WHAT THE TASK ASKS: Leave out the pictures, and retype only the lines from the beginning of the material through the line that contains "const yName = 'Percentage difference';", including both.
_ _ _ _ _
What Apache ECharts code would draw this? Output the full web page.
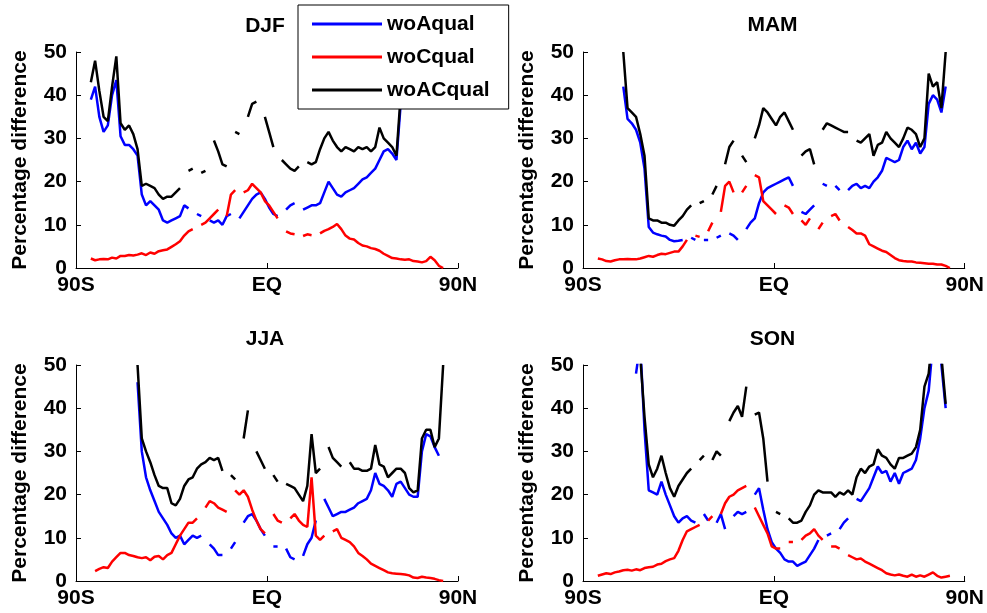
<!DOCTYPE html>
<html><head><meta charset="utf-8">
<script src="https://cdn.jsdelivr.net/npm/echarts@6.0.0/dist/echarts.min.js"></script>
<style>html,body{margin:0;padding:0;background:#fff}#c{width:987px;height:613px}</style>
</head><body><div id="c"></div>
<script>
// latitude sample points (degrees, negative = south)
const lat = [-85,-83,-81,-79,-77,-75,-73,-71,-69,-67,-65,-63,-61,-59,-57,-55,-53,-51,-49,-47,
-45,-43,-41,-39,-37,-35,-33,-31,-29,-27,-25,-23,-21,-19,-17,-15,-13,-11,-9,-7,
-5,-3,-1,1,3,5,7,9,11,13,15,17,19,21,23,25,27,29,31,33,
35,37,39,41,43,45,47,49,51,53,55,57,59,61,63,65,67,69,71,73,
75,77,79,81,83,85];
const seriesNames = ['woAqual','woCqual','woACqual'];
const panelTitles = ['DJF','MAM','JJA','SON'];
const xTickLabels = ['90S','EQ','90N'];
const yName = 'Percentage difference';

const djfA = [null,39,42,35,31.5,33,40,43.5,30.5,28.5,
28.5,27.5,26,17,14.5,15.5,14.5,13.5,11,10.5,
11,11.5,12,14.5,13.8,null,12.5,12,null,11,
10.5,11,10,12,12.5,null,11.5,13,14.5,16,
17,17.5,16,14,12.5,12,null,13.5,14.5,15,
null,13.5,14,14.5,14.5,15,17.5,20,18.5,17,
16.5,17.5,18,18.5,19.5,20.5,21,22,23,25,
27,27.5,26.5,25,38,60,null,null,null,null,
null,null,null,null,null,null];
const djfC = [null,2.2,1.8,2.0,2.1,2.0,2.4,2.2,2.8,2.8,
3.0,2.9,3.1,3.4,3.0,3.6,3.3,3.9,4.1,4.3,
4.9,5.5,6.2,7.5,8.5,9,null,10,10.5,11.5,
12.5,13.5,null,12,17,18,null,17.5,18,19.5,
18.5,17.5,15.5,14.5,13,11.5,null,8.5,8.0,7.8,
null,7.4,7.8,7.6,null,8.0,8.6,9.0,9.5,10.2,
9.0,7.5,6.8,6.6,5.8,5.2,5.0,4.6,4.4,4.0,
3.3,2.8,2.3,2.2,2.0,1.9,2.0,1.6,1.5,1.3,
1.6,2.6,1.8,0.5,0,null];
const djfAC = [null,43,48,41,35,34,42,49,33.5,32,
33,31,27.5,19,19.5,19,18.5,17,16,16.5,
16.5,17.5,18.5,null,22.5,23,null,22,22.5,null,
29.5,27,24,23.5,null,31.5,31,null,35,38,
38.5,null,35,31.5,28,null,25,24,23,22.5,
23.5,null,24.5,24,24.5,27.5,30,31.5,29.5,28,
27,28,27.5,27,28,27.5,28,27,28,32.5,
30,29,28,26,40,60,null,null,null,null,
null,null,null,null,null,null];

const mamA = [null,null,null,null,null,null,null,42,34.5,33.5,
32,29,23,9.5,8.2,7.8,7.5,7.3,6.5,6.2,
6.3,6.5,null,7.0,6.5,null,6.5,6.5,null,7.0,
7.5,null,8.0,7.5,6.5,null,9,10.5,11.5,15,
17.5,18.5,19,19.5,20,20.5,21,19,null,13,
12.5,13.5,14.5,null,19.5,19,null,19,18,null,
18,19,19.5,18.5,19,18.5,20,21,22.5,25.5,
25,24.5,25,28,29.5,27.5,29,26.5,28,38,
40,39,36,42,null,null];
const mamC = [null,2.2,2.0,1.6,1.5,1.8,2.0,2.0,2.1,2.0,
2.0,2.2,2.5,2.8,2.6,3.0,3.3,3.2,3.5,3.8,
3.8,5,6.5,null,7.5,7.2,null,8.5,10.5,null,
13,19,20,17.5,null,17.5,19,null,21.5,21,
15.5,14.5,13.5,12.5,null,14.5,14,12.5,null,11,
10,11.5,null,9,10.5,null,12,12.5,11,null,
9.5,8.8,8,8,7.5,5.5,5,4.5,4.0,3.7,
3,2.3,1.8,1.6,1.5,1.5,1.3,1.2,1.1,1.0,
1.0,0.8,0.8,0.5,0,null];
const mamAC = [null,null,null,null,null,null,null,50,37,36,
35,31,26,11.5,11,11,10.5,10.5,10,9.8,
11,12,13.5,14.5,null,15,15.5,null,17,19,
null,24,28,29.5,null,26,24.5,null,30,33,
37,36,34.5,33,35,36,34,32,null,26,
27,27.5,24,null,32,33.5,33,32.5,32,31.5,
31.5,null,29.5,29,30,31,26,28.5,29,31.5,
30,29,28,30,32.5,32,31,28,30,45,
42,43,37,50,null,null];

const jjaA = [null,null,null,null,null,null,null,null,null,null,
null,null,46,30,24,21,18.5,16,14.5,13,
11,10,10.5,8.5,9.5,10.5,10,10.5,null,8.5,
7.5,6,6,null,7.5,9,null,13.5,15,15.5,
14,12,10.5,null,8,8,null,7.5,5.5,5,
null,5.8,8.5,10,14,null,19,17,15,15.5,
16,16,16.5,17,18,18.5,19,21,25,22.5,
22,21,19.5,22.5,23,21.5,20,19.5,19.5,30,
34,33.5,31,29,null,null];
const jjaC = [null,null,2.3,2.8,3.2,3.0,4.5,5.5,6.5,6.5,
6,5.8,5.5,5.3,5.5,4.8,5.6,5.8,5.0,6.0,
6.5,8.5,10.5,12,13.5,13.5,14.5,null,17,18.5,
18,17,16.5,16,null,21,20,21,19.5,16.5,
14,12,11,null,15.5,14,13.5,null,14.5,15.5,
14,13,12.5,24,10.5,9.5,10.5,null,11.5,12,
10,9.5,9.0,8,6.5,5.8,5.0,4.0,3.5,3.0,
2.5,2.0,1.8,1.7,1.6,1.5,1.3,0.8,0.7,1.0,
0.8,0.7,0.5,0.2,0,null];
const jjaAC = [null,null,null,null,null,null,null,null,null,null,
null,null,50,33,30,27.5,24.5,22,21.5,21.5,
18,17.5,19,22,23.5,24,26,27,27.5,28.5,
28,28.5,25.5,null,24.5,23.5,null,33,39.5,null,
30,28,26,null,24.5,23,null,22.5,22,21.5,
20,18.5,22,34,25,26,null,31,28.5,27.5,
26.5,null,27.5,26,26,25.5,25.5,26,31.5,27,
26.5,24,25,26,26,25,21.5,20.5,21,33,
35,35,31,33,50,null];

const sonA = [null,null,null,null,null,null,null,null,null,null,
48,55,35,21,20.5,20,23,20,17.5,15,
13.5,14.5,15,14,13.5,null,15.5,14,null,13.5,
15.5,12,null,15,16,15.5,16,null,20,21.5,
16.5,12,9,7.5,6.5,5,4.5,4.5,3.5,4,
4.5,6,7.5,9.5,null,10.5,11,null,12,13.5,
14.5,null,19,18.5,20,21.5,24,26.5,25,25.5,
23,25,22.5,25,25.5,26,28,33,40,44,
55,65,50,40,null,null];
const sonC = [null,1.2,1.5,1.8,1.6,2.0,2.2,2.5,2.6,2.4,
2.7,2.5,3.0,3.2,3.3,3.8,4.0,4.6,5.0,5.3,
7.0,9.5,11.5,12,12.5,13,null,14,15,null,
15.5,18,19.5,20,21,21.5,22,null,17,15,
13,11,8,7.5,7.5,null,9,9,null,9.5,
10.5,11,12,10.5,9.5,null,8,8,7.5,null,
6,5.5,5,5.2,4.5,4.0,3.5,3.0,2.5,1.8,
1.5,1.3,1.5,1.2,1.0,1.5,1.0,1.3,1.0,1.5,
2.0,1.2,0.8,1.0,1.2,null];
const sonAC = [null,null,null,null,null,null,null,null,null,null,
null,52,38,27,24,26,29,25,21.5,19.5,
22,23.5,25,26,null,28,29,null,28,30,
29,null,37,39,40.5,38,45,null,38.5,39,
33,23,null,16,15.5,null,14.5,13.5,13.5,14,
16,17.5,20,21,20.5,20.5,20.5,19.5,20.5,20,
21,20,24,26,25,26.5,27,30.5,29,28.5,
27,26,28.5,28.5,29,29.5,31,35,45,48,
58,65,52,41,null,null];

const panelData = [[djfA,djfC,djfAC],[mamA,mamC,mamAC],[jjaA,jjaC,jjaAC],[sonA,sonC,sonAC]];
const colors = ['#0000ff','#ff0000','#000000'];
const FONT = "'Liberation Sans', Arial, Helvetica, sans-serif";

const grids = [
  {left:76, top:52, width:382, height:216},
  {left:583, top:52, width:383, height:216},
  {left:76, top:365, width:382, height:216},
  {left:583, top:365, width:383, height:216}
];
const titleTops = [11, 10, 324, 324];

const labelStyle = {color:'#000', fontSize:21, fontWeight:'bold', fontFamily:FONT};

const xAxes = grids.map((g,i)=>({
  gridIndex:i, type:'value', min:-90, max:90, interval:90,
  axisLine:{show:true, onZero:false, lineStyle:{color:'#000', width:1}},
  axisTick:{show:true, inside:true, length:5, lineStyle:{color:'#000'}},
  splitLine:{show:false},
  axisLabel:Object.assign({margin:7, formatter:v=> v===-90?xTickLabels[0]:(v===0?xTickLabels[1]:xTickLabels[2])}, labelStyle)
}));
const yAxes = grids.map((g,i)=>({
  gridIndex:i, type:'value', min:0, max:50, interval:10,
  axisLine:{show:true, onZero:false, lineStyle:{color:'#000', width:1}},
  axisTick:{show:true, inside:true, length:5, lineStyle:{color:'#000'}},
  splitLine:{show:false},
  axisLabel:Object.assign({margin:9}, labelStyle),
  name:yName, nameLocation:'middle', nameGap:45,
  nameTextStyle:{color:'#000', fontSize:21, fontWeight:'bold', fontFamily:FONT}
}));

const series = [];
panelData.forEach((arrs,p)=>{
  arrs.forEach((arr,s)=>{
    series.push({
      type:'line', name:seriesNames[s], xAxisIndex:p, yAxisIndex:p,
      data: lat.map((x,i)=> arr[i]===null ? [x,'-'] : [x,arr[i]]),
      symbol:'none', showSymbol:false, connectNulls:false, clip:true,
      lineStyle:{color:colors[s], width:2.5},
      itemStyle:{color:colors[s]},
      emphasis:{disabled:true}
    });
  });
});

const titles = panelTitles.map((t,i)=>({
  text:t, left:grids[i].left + grids[i].width/2 - 7, top:titleTops[i], textAlign:'center',
  textStyle:{color:'#000', fontSize:21, fontWeight:'bold', fontFamily:FONT}
}));

const chart = echarts.init(document.getElementById('c'), null, {renderer:'canvas'});
chart.setOption({
  animation:false,
  backgroundColor:'#fff',
  title:titles,
  grid:grids.map(g=>Object.assign({containLabel:false}, g)),
  xAxis:xAxes, yAxis:yAxes,
  legend:{
    data:seriesNames.map(n=>({name:n, icon:'rect'})), orient:'vertical', left:298, top:5,
    backgroundColor:'#fff', borderColor:'#000', borderWidth:1, borderRadius:0,
    padding:[8,19,8,14], itemWidth:70, itemHeight:3, itemGap:11,
    selectedMode:false,
    textStyle:{color:'#000', fontSize:21, fontWeight:'bold', fontFamily:FONT, lineHeight:22}
  },
  series:series
});
</script></body></html>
_ _ _ _ _
ANSWER BELOW:
What Apache ECharts code would draw this? Output the full web page.
<!DOCTYPE html>
<html><head><meta charset="utf-8">
<script src="https://cdn.jsdelivr.net/npm/echarts@6.0.0/dist/echarts.min.js"></script>
<style>html,body{margin:0;padding:0;background:#fff}#c{width:987px;height:613px}</style>
</head><body><div id="c"></div>
<script>
// latitude sample points (degrees, negative = south)
const lat = [-85,-83,-81,-79,-77,-75,-73,-71,-69,-67,-65,-63,-61,-59,-57,-55,-53,-51,-49,-47,
-45,-43,-41,-39,-37,-35,-33,-31,-29,-27,-25,-23,-21,-19,-17,-15,-13,-11,-9,-7,
-5,-3,-1,1,3,5,7,9,11,13,15,17,19,21,23,25,27,29,31,33,
35,37,39,41,43,45,47,49,51,53,55,57,59,61,63,65,67,69,71,73,
75,77,79,81,83,85];
const seriesNames = ['woAqual','woCqual','woACqual'];
const panelTitles = ['DJF','MAM','JJA','SON'];
const xTickLabels = ['90S','EQ','90N'];
const yName = 'Percentage difference';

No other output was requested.